With over 25 percent of its land set aside in national parks and other protected areas, Costa Rica is renowned worldwide as "the green republic." In this very readable history of conservation in Costa Rica, Sterling Evans explores the establishment of the country's national park system as a response to the rapid destruction of its tropical ecosystems due to the expansion of export-related agriculture. Drawing on interviews with key players in the conservation movement, as well as archival research, Evans traces the emergence of a conservation ethic among Costa Ricans and the tangible forms it has taken. In Part I, he describes the development of the national park system and "the grand contradiction" that conservation occurred simultaneously with massive deforestation in unprotected areas. In Part II, he examines other aspects of Costa Rica's conservation experience, including the important roles played by environmental education and nongovernmental organizations, campesino and indigenous movements, ecotourism, and the work of the National Biodiversity Institute.

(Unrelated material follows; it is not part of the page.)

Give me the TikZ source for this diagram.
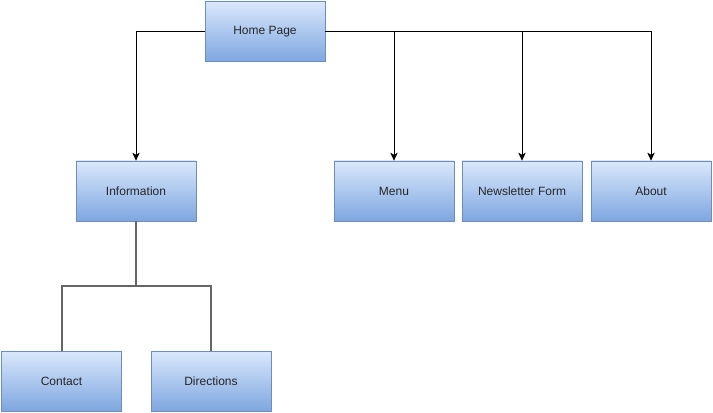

This history of Costa Rica's conservation movement is a bit sugar-coated with rose-colored optimism. Especially for those of us living here and hearing the chainsaws on a regular basis...I would have liked something a bit more hard-hitting about conservation and the loss of natural habitat to tourism. Still giving it three stars because it was interesting, but I think the material is dated.

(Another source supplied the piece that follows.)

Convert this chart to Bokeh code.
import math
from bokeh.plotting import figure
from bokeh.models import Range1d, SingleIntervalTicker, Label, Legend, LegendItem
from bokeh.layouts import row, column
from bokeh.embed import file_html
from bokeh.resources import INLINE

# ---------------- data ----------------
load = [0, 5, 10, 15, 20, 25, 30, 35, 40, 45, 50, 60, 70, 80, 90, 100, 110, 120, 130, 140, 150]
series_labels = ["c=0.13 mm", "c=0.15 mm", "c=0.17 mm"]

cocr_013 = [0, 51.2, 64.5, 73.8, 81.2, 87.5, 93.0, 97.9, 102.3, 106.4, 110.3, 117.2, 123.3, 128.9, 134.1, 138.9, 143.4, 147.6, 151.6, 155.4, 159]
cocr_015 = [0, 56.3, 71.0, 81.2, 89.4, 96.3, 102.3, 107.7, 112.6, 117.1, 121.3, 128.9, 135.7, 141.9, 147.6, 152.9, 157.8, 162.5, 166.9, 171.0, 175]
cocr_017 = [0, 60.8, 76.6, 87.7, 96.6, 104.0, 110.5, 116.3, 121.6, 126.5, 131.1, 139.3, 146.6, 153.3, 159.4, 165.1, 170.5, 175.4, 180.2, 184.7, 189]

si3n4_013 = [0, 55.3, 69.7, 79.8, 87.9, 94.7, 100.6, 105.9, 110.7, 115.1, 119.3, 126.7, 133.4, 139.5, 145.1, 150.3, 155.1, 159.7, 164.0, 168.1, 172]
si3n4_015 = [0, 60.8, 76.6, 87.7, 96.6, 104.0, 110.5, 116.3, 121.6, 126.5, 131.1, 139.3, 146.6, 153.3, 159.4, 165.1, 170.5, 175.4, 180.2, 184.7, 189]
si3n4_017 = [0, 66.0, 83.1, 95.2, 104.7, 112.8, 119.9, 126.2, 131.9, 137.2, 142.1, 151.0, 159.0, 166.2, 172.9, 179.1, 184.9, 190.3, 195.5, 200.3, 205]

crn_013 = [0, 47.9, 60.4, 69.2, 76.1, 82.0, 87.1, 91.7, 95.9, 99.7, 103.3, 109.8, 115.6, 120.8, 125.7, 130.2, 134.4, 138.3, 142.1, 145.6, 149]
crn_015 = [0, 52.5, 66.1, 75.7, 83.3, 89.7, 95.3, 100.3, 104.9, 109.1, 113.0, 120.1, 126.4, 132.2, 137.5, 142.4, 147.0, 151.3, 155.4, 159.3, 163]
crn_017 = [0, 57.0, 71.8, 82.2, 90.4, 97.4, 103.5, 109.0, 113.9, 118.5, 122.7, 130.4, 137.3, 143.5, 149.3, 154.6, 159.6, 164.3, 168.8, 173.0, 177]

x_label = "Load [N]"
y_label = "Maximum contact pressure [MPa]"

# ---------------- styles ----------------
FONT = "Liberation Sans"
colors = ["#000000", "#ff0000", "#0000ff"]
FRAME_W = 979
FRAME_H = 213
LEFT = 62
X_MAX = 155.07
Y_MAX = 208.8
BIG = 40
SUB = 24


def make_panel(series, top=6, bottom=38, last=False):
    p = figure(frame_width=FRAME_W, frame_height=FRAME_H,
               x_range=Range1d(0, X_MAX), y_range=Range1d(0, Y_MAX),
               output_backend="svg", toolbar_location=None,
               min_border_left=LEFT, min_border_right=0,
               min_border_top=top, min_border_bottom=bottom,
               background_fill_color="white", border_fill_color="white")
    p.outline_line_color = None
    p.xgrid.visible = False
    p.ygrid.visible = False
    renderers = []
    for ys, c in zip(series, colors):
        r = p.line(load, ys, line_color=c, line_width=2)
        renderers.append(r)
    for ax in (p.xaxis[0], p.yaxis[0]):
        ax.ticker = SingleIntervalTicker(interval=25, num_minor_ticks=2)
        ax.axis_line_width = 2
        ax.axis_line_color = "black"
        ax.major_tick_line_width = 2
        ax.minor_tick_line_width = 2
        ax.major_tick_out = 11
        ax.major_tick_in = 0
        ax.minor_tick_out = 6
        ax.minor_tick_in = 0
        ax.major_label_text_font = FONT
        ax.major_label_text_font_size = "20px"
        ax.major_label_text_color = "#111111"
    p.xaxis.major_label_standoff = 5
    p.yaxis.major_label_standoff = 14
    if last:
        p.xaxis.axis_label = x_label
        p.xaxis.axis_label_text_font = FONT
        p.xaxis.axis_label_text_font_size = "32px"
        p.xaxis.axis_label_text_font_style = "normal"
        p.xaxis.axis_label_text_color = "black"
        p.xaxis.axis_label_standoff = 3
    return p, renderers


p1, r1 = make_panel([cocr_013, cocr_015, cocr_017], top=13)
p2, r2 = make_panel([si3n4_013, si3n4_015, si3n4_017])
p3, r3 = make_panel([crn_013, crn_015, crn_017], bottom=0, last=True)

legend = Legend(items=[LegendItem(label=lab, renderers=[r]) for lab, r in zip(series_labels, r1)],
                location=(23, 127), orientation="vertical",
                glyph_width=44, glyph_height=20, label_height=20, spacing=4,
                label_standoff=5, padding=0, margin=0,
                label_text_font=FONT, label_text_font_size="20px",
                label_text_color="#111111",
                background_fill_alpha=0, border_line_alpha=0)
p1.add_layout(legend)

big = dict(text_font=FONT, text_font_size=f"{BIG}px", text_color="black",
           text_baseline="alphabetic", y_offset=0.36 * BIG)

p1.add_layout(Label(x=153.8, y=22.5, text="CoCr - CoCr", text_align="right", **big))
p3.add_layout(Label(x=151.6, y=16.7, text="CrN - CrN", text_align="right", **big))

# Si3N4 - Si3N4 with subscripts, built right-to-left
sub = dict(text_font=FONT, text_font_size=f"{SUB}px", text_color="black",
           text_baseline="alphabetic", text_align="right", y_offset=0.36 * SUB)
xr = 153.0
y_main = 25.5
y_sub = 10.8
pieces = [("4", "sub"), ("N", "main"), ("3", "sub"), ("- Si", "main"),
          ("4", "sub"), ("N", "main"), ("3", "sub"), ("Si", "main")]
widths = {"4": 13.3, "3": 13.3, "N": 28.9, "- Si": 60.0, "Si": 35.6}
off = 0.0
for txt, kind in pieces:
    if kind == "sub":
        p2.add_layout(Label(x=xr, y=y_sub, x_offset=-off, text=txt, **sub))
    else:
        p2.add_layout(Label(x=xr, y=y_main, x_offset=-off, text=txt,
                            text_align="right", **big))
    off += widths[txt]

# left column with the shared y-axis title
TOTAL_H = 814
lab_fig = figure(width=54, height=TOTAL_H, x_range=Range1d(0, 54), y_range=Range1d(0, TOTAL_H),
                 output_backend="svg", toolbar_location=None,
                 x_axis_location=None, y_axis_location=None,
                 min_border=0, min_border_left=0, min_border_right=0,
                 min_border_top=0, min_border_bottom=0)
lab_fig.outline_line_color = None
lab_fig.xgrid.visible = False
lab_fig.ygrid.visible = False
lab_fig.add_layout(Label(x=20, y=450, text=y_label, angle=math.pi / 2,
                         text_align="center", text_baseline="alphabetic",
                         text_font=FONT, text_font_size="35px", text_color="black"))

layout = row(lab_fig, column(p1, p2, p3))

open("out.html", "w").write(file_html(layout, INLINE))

speed read this so i could have missed some details. overall it's a pretty descriptive but analystically lacking history of conservation practices in costa rica. still it's got some nuggets that, in the right hands, could be more productively analyzed. these include the role of foreign individuals, governments, peace corps voluntiers, and the UN in training, financing, and shaping the character and geography of national parks, the way that resisting IMF debt payments and other suggestions allowed CR to partially/temporarily resist the worst aspects of austerity facing other Latin American and tropical countries around the world.
Having spent 1971 to 1975 as a Peace Corps volunteer in Costa Rica working with both the newly created national parks program and, later, at the National Museum, I found Evans' account extremely informative and accurate. I only wish I had known all the history that preceded my arrival...and also all that happened after I left the country to move to Colombia in 1976. I have been trying to contact the author to express my thanks for his remarkable efforts to chronicle the earliest conservation attempts and all that transpired until the book's publication in 1999. Someone needs to do a similarly thorough treatment of the years since, as a great deal of fascinating history has been made in the meantime.